Befreiung ist deshalb so einfach zu erlangen, weil wir dazu keine besonderen Fähigkeiten benötigen und keine besonderen Leistungen erbringen müssen. Denn im Grunde unserer Seele ist jeder einzelne Mensch bereits vollkommen, ist er stets ein göttliches Wesen. Doch was ihm fehlt, ist der Zugang zu sich selbst, ist reines, von Gedanken befreites Bewusstsein.

Wie Meister Eckhart dazu ausführt, ist zur „Geburt in Gott“ nur nötig von allen Fixierungen auf die Welt der Formen loszulassen. Er erläutert dies mit den Worten:

Leer sein aller Kreaturen ist Gottes voll sein,

und voll sein aller Kreaturen ist Gottes leer sein.

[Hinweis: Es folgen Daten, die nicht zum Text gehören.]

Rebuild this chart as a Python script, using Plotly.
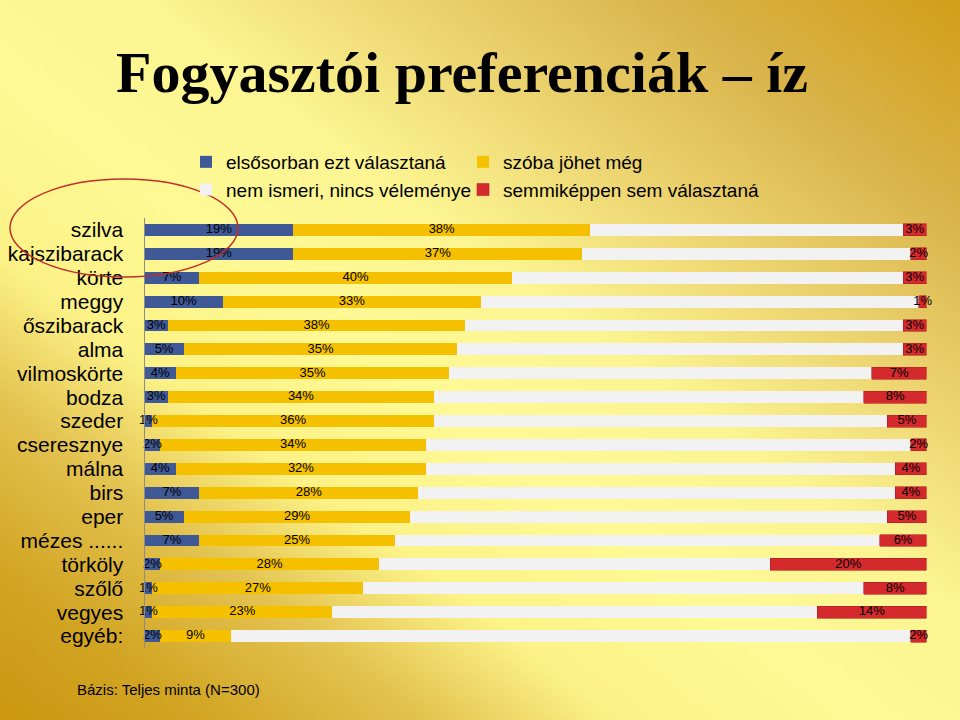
import base64, struct, zlib
import numpy as np
import plotly.graph_objects as go

categories = ["szilva", "kajszibarack", "körte", "meggy", "őszibarack", "alma",
              "vilmoskörte", "bodza", "szeder", "cseresznye", "málna", "birs",
              "eper", "mézes ......", "törköly", "szőlő", "vegyes", "egyéb:"]
series_names = ["elsősorban ezt választaná", "szóba jöhet még",
                "nem ismeri, nincs véleménye", "semmiképpen sem választaná"]
first_choice = [19, 19, 7, 10, 3, 5, 4, 3, 1, 2, 4, 7, 5, 7, 2, 1, 1, 2]
possible = [38, 37, 40, 33, 38, 35, 35, 34, 36, 34, 32, 28, 29, 25, 28, 27, 23, 9]
unknown = [40, 42, 50, 56, 56, 57, 54, 55, 58, 62, 60, 61, 61, 62, 50, 64, 62, 87]
never = [3, 2, 3, 1, 3, 3, 7, 8, 5, 2, 4, 4, 5, 6, 20, 8, 14, 2]
colors = ["#3F5896", "#F5C000", "#F2F2F2", "#D42A2E"]

# ---- background gradient image (diagonal gold / light yellow) ----
W, H = 192, 144
U, V = np.meshgrid(np.linspace(0, 1, W), np.linspace(0, 1, H))
T = ((1 - U) + V) / 2
stops = [0.0, 0.15, 0.3, 0.42, 0.55, 0.68, 0.78, 0.9, 1.0]
cols = np.array([(210, 160, 25), (218, 180, 75), (238, 215, 115), (252, 245, 145),
                 (255, 250, 150), (252, 242, 135), (228, 195, 80), (210, 165, 35),
                 (204, 152, 18)], dtype=float)
img = np.zeros((H, W, 3))
for c in range(3):
    img[..., c] = np.interp(T, stops, cols[:, c])
img = img.clip(0, 255).astype(np.uint8)


def png_bytes(arr):
    h, w, _ = arr.shape
    raw = b"".join(b"\x00" + arr[i].tobytes() for i in range(h))

    def chunk(tag, data):
        c = struct.pack(">I", len(data)) + tag + data
        return c + struct.pack(">I", zlib.crc32(tag + data) & 0xFFFFFFFF)

    return (b"\x89PNG\r\n\x1a\n" +
            chunk(b"IHDR", struct.pack(">IIBBBBB", w, h, 8, 2, 0, 0, 0)) +
            chunk(b"IDAT", zlib.compress(raw, 9)) + chunk(b"IEND", b""))


bg_src = "data:image/png;base64," + base64.b64encode(png_bytes(img)).decode()

fig = go.Figure()
values = [first_choice, possible, unknown, never]
legend_ids = ["legend", "legend2", "legend", "legend2"]
for i, (name, vals) in enumerate(zip(series_names, values)):
    fig.add_trace(go.Bar(
        y=categories, x=vals, name=name, orientation="h",
        marker=dict(color=colors[i],
                    line=dict(color="#B02020" if i == 3 else colors[i],
                              width=0.6 if i == 3 else 0)),
        legend=legend_ids[i],
        hoverinfo="x+y+name",
    ))

# value labels centred on each labelled segment (computed from the data)
arr = np.array(values, dtype=float)
starts = np.vstack([np.zeros(len(categories)), np.cumsum(arr, axis=0)[:-1]])
for i in (0, 1, 3):
    fig.add_trace(go.Scatter(
        y=categories, x=starts[i] + arr[i] / 2, mode="text",
        text=[f"{int(v)}%" for v in arr[i]], textposition="middle center",
        textfont=dict(color="black", size=13, family="Liberation Sans, Arial"),
        showlegend=False, hoverinfo="skip", cliponaxis=False,
    ))

n = len(categories)
fig.update_layout(
    width=960, height=720,
    margin=dict(l=0, r=0, t=0, b=0),
    barmode="stack", bargap=0.5,
    paper_bgcolor="#F2DC70", plot_bgcolor="rgba(0,0,0,0)",
    font=dict(family="Liberation Sans, Arial", color="black"),
    title=dict(text="Fogyasztói preferenciák – íz", x=462 / 960, xanchor="center",
               y=1 - 72 / 720, yanchor="middle",
               font=dict(family="Liberation Serif, Times New Roman", size=58,
                         color="black", weight="bold")),
    xaxis=dict(domain=[144.5 / 960, 926.5 / 960], range=[0, 100], visible=False,
               fixedrange=True),
    yaxis=dict(domain=[1 - 648 / 720, 1 - 218 / 720], categoryorder="array",
               categoryarray=categories, autorange=False, range=[n - 0.5, -0.5],
               tickmode="array", tickvals=categories, ticktext=categories,
               showline=True, linecolor="#8C8C8C", linewidth=1, ticks="",
               showgrid=False, ticklabelstandoff=16,
               tickfont=dict(size=21, color="black"), automargin=False),
    legend=dict(x=186 / 960, y=1 - 143 / 720, xanchor="left", yanchor="top",
                orientation="v", bgcolor="rgba(0,0,0,0)", font=dict(size=19),
                itemwidth=30, traceorder="normal"),
    legend2=dict(x=463 / 960, y=1 - 143 / 720, xanchor="left", yanchor="top",
                 orientation="v", bgcolor="rgba(0,0,0,0)", font=dict(size=19),
                 itemwidth=30, traceorder="normal"),
    images=[dict(source=bg_src, xref="paper", yref="paper", x=0, y=1,
                 sizex=1, sizey=1, xanchor="left", yanchor="top",
                 sizing="stretch", layer="below")],
    shapes=[dict(type="circle", xref="paper", yref="paper",
                 x0=10 / 960, x1=238 / 960, y0=1 - 277 / 720, y1=1 - 179 / 720,
                 line=dict(color="#C0302A", width=1.5), layer="above")],
    annotations=[dict(text="Bázis: Teljes minta (N=300)", xref="paper", yref="paper",
                      x=75 / 960, y=1 - 689 / 720, xanchor="left", yanchor="middle",
                      showarrow=False, font=dict(size=15, color="black"))],
)

fig.write_html("out.html")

Soweit du ausgehst aus allen Dingen,

so weit, nicht weniger und nicht mehr,

geht Gott ein mit all dem Seinen.

 

Erst wenn dein Ego-Ich mit seinen Ängsten und Sorgen, mit seinem ständigen Suchen und Wollen schweigt, entsteht Raum in dem dein Gott-Sein sich entfalten kann. Daher fügt Eckhart hinzu:

Nimm dich selber wahr und wo du dich findest,

da lass von dir ab. Das ist das allerbeste.

 

Du kannst die Gottheit in dir nur erfahren, wenn du zumindest zeitweilig bereit bist von allen Gedanken loszulassen. Zumindest einmal am Tag solltest du dir für ungefähr 20 Minuten eine „Auszeit“ von deinen üblichen Aktivitäten nehmen. Zieh dich an einen ruhigen Ort zurück! Sodann verweile im „Nichts-Wollen“, im „Nichts-Erwarten“, im „Nicht-Denken“, im „Nichts-Sein“. Genieße nur zu schauen, nur gegenwärtig zu sein.

Achte in dieser besonderen Zeit sorgsam darauf, was in dir vor sich geht! Was immer sich in dir ereignet, beurteile es nicht, bleib gelassen, verhalte dich wie ein außen stehender, unbeteiligter und liebevoller göttlicher Beobachter…

Je besser es dir in dieser „Auszeit“ gelingt still zu werden, desto leichter fällt es dir sodann diese Gegenwärtigkeit, dieses Gefühl der Befreiung, dieses „Von-Gott-voll-Sein“ auch in deinen übrigen Tagesablauf hinein zu tragen.